Introduction
The {sparklyr}
package lets us connect and use Apache Spark for high-performance, highly parallelized, and distributed computations. We can also use Spark’s capabilities to improve and streamline our data processing pipelines, as Spark supports reading and writing from many popular sources such as Parquet, Orc, etc. and most database systems via JDBC drivers.
In this post, we will explore using R to perform data loads to Spark and optionally R from relational database management systems such as MySQL, Oracle, and MS SQL Server and show how such processes can be simplified. We will also provide reproducible code via a Docker image, such that interested readers can experiment with it easily.
Contents
Getting test data into a MySQL database
If you are interested only in the Spark loading part, feel free to skip this paragraph.
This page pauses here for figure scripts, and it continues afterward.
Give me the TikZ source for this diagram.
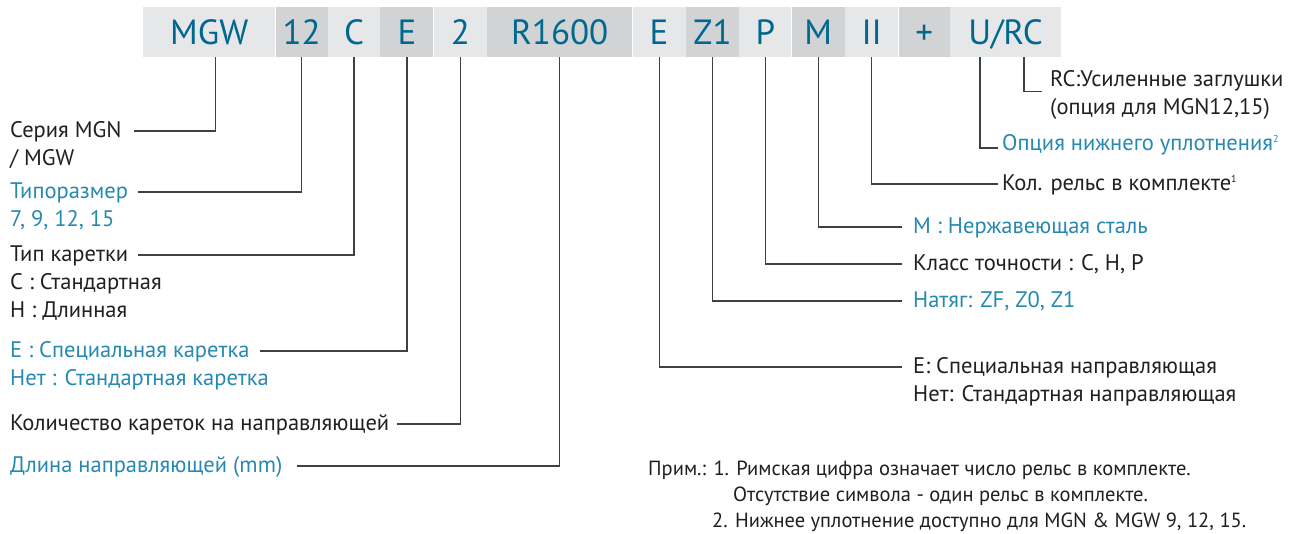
\documentclass[tikz,border=0pt]{standalone}
\usepackage{fontspec}
\setmainfont{PT Sans}
\usetikzlibrary{positioning}

\definecolor{codeblue}{RGB}{0,104,143}
\definecolor{lblblue}{RGB}{38,137,178}
\definecolor{txtdark}{RGB}{35,31,32}
\definecolor{leadgray}{RGB}{64,64,64}
\definecolor{celllight}{RGB}{230,231,232}
\definecolor{celldark}{RGB}{209,211,212}

\newcommand{\fnmark}[1]{\raisebox{8pt}{\fontsize{10}{10}\selectfont #1}}

\begin{document}
\begin{tikzpicture}[
    x=1pt, y=-1pt,
    cell/.style={fill=celllight, minimum height=50pt, inner sep=0pt, text height=25pt, text depth=0pt,
      font=\fontsize{35}{38}\selectfont, text=codeblue},
    celld/.style={cell, fill=celldark},
    lbl/.style={inner sep=0pt, anchor=base west, text height=17pt, text depth=5pt,
      font=\fontsize{22.5}{26}\selectfont, text=txtdark},
    lblb/.style={lbl, text=lblblue},
    note/.style={lbl, font=\fontsize{20.5}{24}\selectfont},
    nextline/.style={below right=6pt and 0pt of #1},
    lead/.style={draw=leadgray, line width=1.2pt},
  ]
    \useasboundingbox[fill=white] (0,0) rectangle (1303,533);

    % code band
    \node[cell, minimum width=132pt, anchor=north west] (mgw) at (143,7) {MGW};
    \node[celld, minimum width=52pt, right=0pt of mgw] (size) {12};
    \node[cell, minimum width=52pt, right=0pt of size] (ctype) {C};
    \node[celld, minimum width=53pt, right=0pt of ctype] (ecar) {E};
    \node[cell, minimum width=53pt, right=0pt of ecar] (num) {2};
    \node[celld, minimum width=145pt, right=0pt of num] (len) {R1600};
    \node[cell, minimum width=53pt, right=0pt of len] (erail) {E};
    \node[celld, minimum width=53pt, right=0pt of erail] (pre) {Z1};
    \node[cell, minimum width=52pt, right=0pt of pre] (prec) {P};
    \node[celld, minimum width=53pt, right=0pt of prec] (mat) {M};
    \node[cell, minimum width=53pt, right=0pt of mat] (ii) {II};
    \node[celld, minimum width=51pt, right=0pt of ii] (plus) {+};
    \node[cell, minimum width=111pt, right=0pt of plus] (urc) {U/RC};
    \coordinate (uTick) at ([xshift=-25.5pt]urc.south);
    \coordinate (rcTick) at ([xshift=18.5pt]urc.south);

    % left labels
    \node[lbl] (seria) at (10,137) {Серия MGN};
    \node[lbl, nextline=seria.south west] (seria2) {/ MGW};
    \node[lblb] (tipo) at (10,198) {Типоразмер};
    \node[lblb, nextline=tipo.south west] (tipo2) {7, 9, 12, 15};
    \node[lbl] (karet) at (10,261) {Тип каретки};
    \node[lbl, nextline=karet.south west] (karet2) {С : Стандартная};
    \node[lbl, nextline=karet2.south west] (karet3) {Н : Длинная};
    \node[lblb] (spec) at (10,357) {Е : Специальная каретка};
    \node[lblb, nextline=spec.south west] (spec2) {Нет : Стандартная каретка};
    \node[lbl] (kol) at (10,430) {Количество кареток на направляющей};
    \node[lblb] (dlina) at (10,472) {Длина направляющей (mm)};

    % right labels
    \node[lbl] (rc) at (1050,86) {RC:Усиленные заглушки};
    \node[lbl, nextline=rc.south west] (rc2) {(опция для MGN12,15)};
    \node[lblb] (seal) at (1002,150) {Опция нижнего уплотнения\fnmark{2}};
    \node[lbl] (rails) at (1002,190) {Кол. рельс в комплекте\fnmark{1}};
    \node[lblb] (steel) at (913,233) {M : Нержавеющая сталь};
    \node[lbl] (klass) at (913,270) {Класс точности : С, Н, Р};
    \node[lblb] (natyag) at (913,307) {Натяг: ZF, Z0, Z1};
    \node[lbl] (rail) at (913,373) {Е: Специальная направляющая};
    \node[lbl, nextline=rail.south west] (rail2) {Нет: Стандартная направляющая};

    % notes
    \node[note] (prim) at (648,475) {Прим.:};
    \node[note, right=7pt of prim.base east, anchor=base west] (note1) {1. Римская цифра означает число рельс в комплекте.};
    \node[note] (note1b) at (733,501) {Отсутствие символа - один рельс в комплекте.};
    \node[note] (note2) at (712,527) {2. Нижнее уплотнение доступно для MGN \& MGW 9, 12, 15.};

    % leaders, left side
    \draw[lead] ([xshift=6pt]mgw.south) |- ([xshift=12pt]seria.east);
    \draw[lead] (size.south) |- ([xshift=10pt]tipo.east);
    \draw[lead] (ctype.south) |- ([xshift=10pt]karet.east);
    \draw[lead] (ecar.south) |- ([xshift=10pt]spec.east);
    \draw[lead] (num.south) |- ([xshift=8pt]kol.east);
    \draw[lead] (len.south) |- ([xshift=14pt]dlina.east);

    % leaders, right side
    \draw[lead] (rcTick) |- ([xshift=-8pt]rc.south west);
    \draw[lead] (uTick) |- ([xshift=-4pt, yshift=2pt]seal.base west);
    \draw[lead] (ii.south) |- ([xshift=-4pt]rails.west);
    \draw[lead] (mat.south) |- ([xshift=-11pt]steel.west);
    \draw[lead] (prec.south) |- ([xshift=-11pt]klass.west);
    \draw[lead] (pre.south) |- ([xshift=-11pt]natyag.west);
    \draw[lead] (erail.south) |- ([xshift=-11pt]rail.west);
  \end{tikzpicture}
\end{document}
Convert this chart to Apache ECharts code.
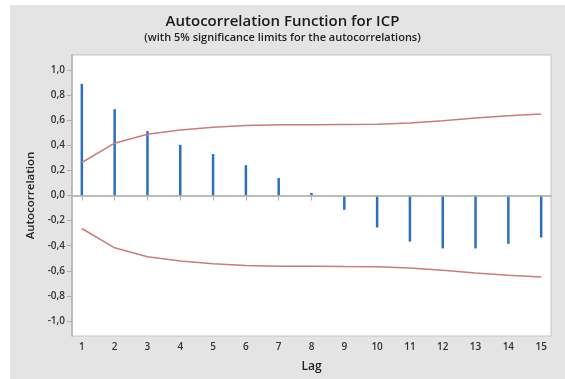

For a fully reproducible example, we will use a local MySQL server instance as due to its open-source nature it is very accessible. We will use the {DBI}
and {RMySQL}
packages to connect to the server directly from R and populate a database with data provided by the {nycflights13}
package that we will later use for our Spark loads.
Let us write the flights
data frame into the MySQL database using {DBI}
and call the newly created table test_table
:
test_df <- nycflights13::flights
# Create a connection to database `testdb`
con <- DBI::dbConnect(
drv = RMySQL::MySQL(),
host = "localhost",
dbname = "testdb",
user = "rstudio",
password = "pass"
)
# Write our `test_df` into a table called `test_table`
DBI::dbWriteTable(con, "test_table", test_df, overwrite = TRUE)
# Close the connection
DBI::dbDisconnect(con)
Now we have our table available and we can focus on the main part of the article.
Using JDBC to connect to database systems from Spark
Getting a JDBC driver and using it with Spark and sparklyr
Since Spark runs via a JVM, the natural way to establish connections to database systems is using Java Database Connectivity (JDBC). To do that, we will need a JDBC driver which will enable us to interact with the database system of our choice. For this example, we are using MySQL, but we provide details on other RDBMS later in the article.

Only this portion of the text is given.